* [What you will do]: Take the lines from the top down to and including the one with "plt.rcParams['font.family'] = ['Liberation" and repeat them exactly. Omit images.

* [Dataset excerpt]:
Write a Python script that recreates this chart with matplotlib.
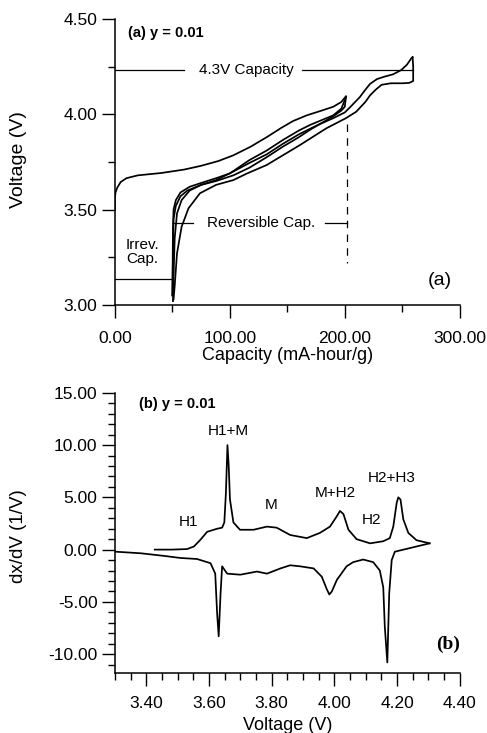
import numpy as np
import matplotlib
matplotlib.use("Agg")
import matplotlib.pyplot as plt
from matplotlib.ticker import MultipleLocator, FormatStrFormatter

plt.rcParams['font.family'] = ['Liberation Sans', 'DejaVu Sans']

# ---- panel (a): voltage vs capacity ----
# first charge
c1_cap = [0, 0, 0.5, 2, 5, 10, 20, 40, 60, 75, 90, 103, 118, 132, 145, 155, 167, 180, 190, 197, 201]
c1_v = [3.50, 3.56, 3.59, 3.615, 3.645, 3.665, 3.68, 3.692, 3.71, 3.73, 3.755, 3.785, 3.83, 3.88,
        3.93, 3.965, 3.995, 4.02, 4.04, 4.065, 4.095]
# discharge from 4.1 V
d1_cap = [201, 200, 197, 190, 180, 170, 160, 146, 132, 117, 103, 88, 75, 65, 58, 54, 52, 51, 50.5]
d1_v = [4.09, 4.04, 4.02, 3.99, 3.955, 3.92, 3.88, 3.83, 3.775, 3.72, 3.68, 3.65, 3.63, 3.60,
        3.55, 3.48, 3.35, 3.15, 3.02]
# second charge to 4.1 V
c2_cap = [50, 50.5, 51, 53, 57, 65, 75, 88, 100, 117, 132, 146, 160, 170, 180, 190, 197, 201]
c2_v = [3.05, 3.40, 3.50, 3.55, 3.59, 3.62, 3.64, 3.665, 3.69, 3.76, 3.81, 3.865, 3.915, 3.945,
        3.97, 3.995, 4.03, 4.09]
# charge to 4.3 V
c3_cap = [50, 51, 53, 57, 63, 75, 88, 103, 117, 132, 146, 160, 175, 190, 200, 205, 213, 218, 222,
          228, 234, 242, 249, 254, 258, 259]
c3_v = [3.05, 3.45, 3.52, 3.57, 3.60, 3.63, 3.655, 3.70, 3.745, 3.79, 3.845, 3.895, 3.94, 3.98,
        4.01, 4.04, 4.09, 4.13, 4.16, 4.185, 4.197, 4.21, 4.232, 4.26, 4.295, 4.30]
# discharge from 4.3 V
d3_cap = [259, 259.5, 259.5, 256, 250, 240, 232, 227, 222, 218, 214, 210, 201, 184, 161, 132, 115,
          103, 88, 74, 64, 58, 54, 52, 51]
d3_v = [4.30, 4.25, 4.175, 4.165, 4.163, 4.163, 4.155, 4.13, 4.10, 4.066, 4.04, 4.014, 3.98, 3.927,
        3.839, 3.734, 3.69, 3.655, 3.63, 3.586, 3.507, 3.41, 3.27, 3.10, 3.03]

# ---- panel (b): dx/dV vs voltage ----
ch_v = [3.427, 3.48, 3.53, 3.552, 3.573, 3.594, 3.626, 3.642, 3.649, 3.654, 3.659, 3.663, 3.667,
        3.678, 3.699, 3.742, 3.785, 3.816, 3.859, 3.912, 3.954, 3.986, 4.008, 4.018, 4.029, 4.045,
        4.071, 4.114, 4.156, 4.177, 4.188, 4.199, 4.204, 4.211, 4.220, 4.236, 4.262, 4.304]
ch_dxdv = [0.0, 0.0, 0.05, 0.3, 0.95, 1.7, 2.0, 2.1, 2.6, 5.4, 10.0, 8.0, 4.8,
           2.6, 1.9, 1.9, 2.2, 2.1, 1.4, 1.1, 1.6, 2.2, 3.2, 3.7, 3.4, 1.9,
           1.0, 0.6, 0.8, 1.1, 2.2, 4.5, 5.0, 4.8, 2.9, 1.6, 0.9, 0.6]
dis_v = [4.304, 4.193, 4.183, 4.175, 4.169, 4.161, 4.156, 4.145, 4.124, 4.092, 4.060, 4.039, 4.008,
         3.992, 3.984, 3.976, 3.960, 3.934, 3.891, 3.859, 3.828, 3.785, 3.753, 3.700, 3.658, 3.642,
         3.637, 3.631, 3.626, 3.620, 3.605, 3.562, 3.509, 3.456, 3.382, 3.302]
dis_dxdv = [0.6, -0.2, -1.0, -4.2, -10.8, -7.4, -3.6, -2.0, -1.2, -0.95, -1.2, -1.6, -2.9,
            -4.0, -4.3, -3.8, -2.6, -1.8, -1.6, -1.5, -1.8, -2.3, -2.1, -2.4, -2.3, -1.6,
            -4.2, -8.3, -6.1, -2.3, -1.3, -0.9, -0.8, -0.6, -0.35, -0.2]

phase_labels = ['H1', 'H1+M', 'M', 'M+H2', 'H2', 'H2+H3']
phase_x = [3.534, 3.661, 3.798, 4.004, 4.117, 4.183]
phase_y = [2.6, 11.4, 4.3, 5.4, 2.85, 6.85]

fig = plt.figure(figsize=(4.87, 7.33), dpi=100)
ax1 = fig.add_axes([0.236, 0.584, 0.708, 0.390])
ax2 = fig.add_axes([0.236, 0.082, 0.708, 0.382])

lw = 1.25
for cx, cy in [(c1_cap, c1_v), (d1_cap, d1_v), (c2_cap, c2_v), (c3_cap, c3_v), (d3_cap, d3_v)]:
    ax1.plot(cx, cy, color='black', lw=lw)

# annotation lines
ax1.plot([0, 60], [4.235, 4.235], color='black', lw=0.9)
ax1.plot([163, 259.5], [4.235, 4.235], color='black', lw=0.9)
ax1.plot([0, 50], [3.136, 3.136], color='black', lw=0.9)
ax1.plot([50.7, 68], [3.43, 3.43], color='black', lw=0.9)
ax1.plot([182.6, 201.5], [3.43, 3.43], color='black', lw=0.9)
ax1.plot([201.5, 201.5], [3.95, 3.22], color='black', lw=0.9, linestyle=(0, (6, 5)))

ax1.text(11.3, 4.426, '(a) y = 0.01', fontsize=10.5, fontweight='bold', ha='left', va='center')
ax1.text(114.8, 4.235, '4.3V Capacity', fontsize=11, ha='center', va='center')
ax1.text(127.4, 3.43, 'Reversible Cap.', fontsize=11, ha='center', va='center')
ax1.text(9.6, 3.278, 'Irrev.\nCap.', fontsize=11, ha='left', va='center', linespacing=1.05)
ax1.text(282.6, 3.13, '(a)', fontsize=14, ha='center', va='center')

ax1.set_xlim(0, 300)
ax1.set_ylim(3.0, 4.5)
ax1.xaxis.set_major_locator(MultipleLocator(100))
ax1.xaxis.set_minor_locator(MultipleLocator(50))
ax1.yaxis.set_major_locator(MultipleLocator(0.5))
ax1.yaxis.set_minor_locator(MultipleLocator(0.25))
ax1.xaxis.set_major_formatter(FormatStrFormatter('%.2f'))
ax1.yaxis.set_major_formatter(FormatStrFormatter('%.2f'))
ax1.set_xlabel('Capacity (mA-hour/g)', fontsize=13)
ax1.set_ylabel('Voltage (V)', fontsize=14)
ax1.xaxis.set_label_coords(0.5, -0.147)
ax1.yaxis.set_label_coords(-0.256, 0.51)

ax2.plot(ch_v, ch_dxdv, color='black', lw=lw)
ax2.plot(dis_v, dis_dxdv, color='black', lw=lw)
for lab, px, py in zip(phase_labels, phase_x, phase_y):
    ax2.text(px, py, lab, fontsize=11, ha='center', va='center')
ax2.text(3.377, 13.9, '(b) y = 0.01', fontsize=10.5, fontweight='bold', ha='left', va='center')
ax2.text(4.363, -9.1, '(b)', fontsize=14, fontweight='bold', ha='center', va='center',
         family='Liberation Serif')

ax2.set_xlim(3.3, 4.4)
ax2.set_ylim(-11.8, 15)
ax2.xaxis.set_major_locator(MultipleLocator(0.2))
ax2.xaxis.set_minor_locator(MultipleLocator(0.05))
ax2.yaxis.set_major_locator(MultipleLocator(5))
ax2.yaxis.set_minor_locator(MultipleLocator(1))
ax2.xaxis.set_major_formatter(FormatStrFormatter('%.2f'))
ax2.yaxis.set_major_formatter(FormatStrFormatter('%.2f'))
ax2.set_xlabel('Voltage (V)', fontsize=13)
ax2.set_ylabel('dx/dV (1/V)', fontsize=13.5)
ax2.xaxis.set_label_coords(0.5, -0.157)
ax2.yaxis.set_label_coords(-0.255, 0.49)

for ax in (ax1, ax2):
    ax.spines['top'].set_visible(False)
    ax.spines['right'].set_visible(False)
    ax.spines['left'].set_linewidth(1.1)
    ax.spines['bottom'].set_linewidth(1.1)
    ax.tick_params(which='major', direction='out', length=9.5, width=1.0, labelsize=12.5, pad=3)
    ax.tick_params(which='minor', direction='out', length=5, width=1.0)

ax1.tick_params(axis='x', which='major', pad=9)
ax2.tick_params(axis='x', which='major', pad=7)

fig.savefig('out.png', dpi=100)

* [Solution to this exercise]:
Write a Python script that recreates this chart with matplotlib.
import numpy as np
import matplotlib
matplotlib.use("Agg")
import matplotlib.pyplot as plt
from matplotlib.ticker import MultipleLocator, FormatStrFormatter

plt.rcParams['font.family'] = ['Liberation Sans', 'DejaVu Sans']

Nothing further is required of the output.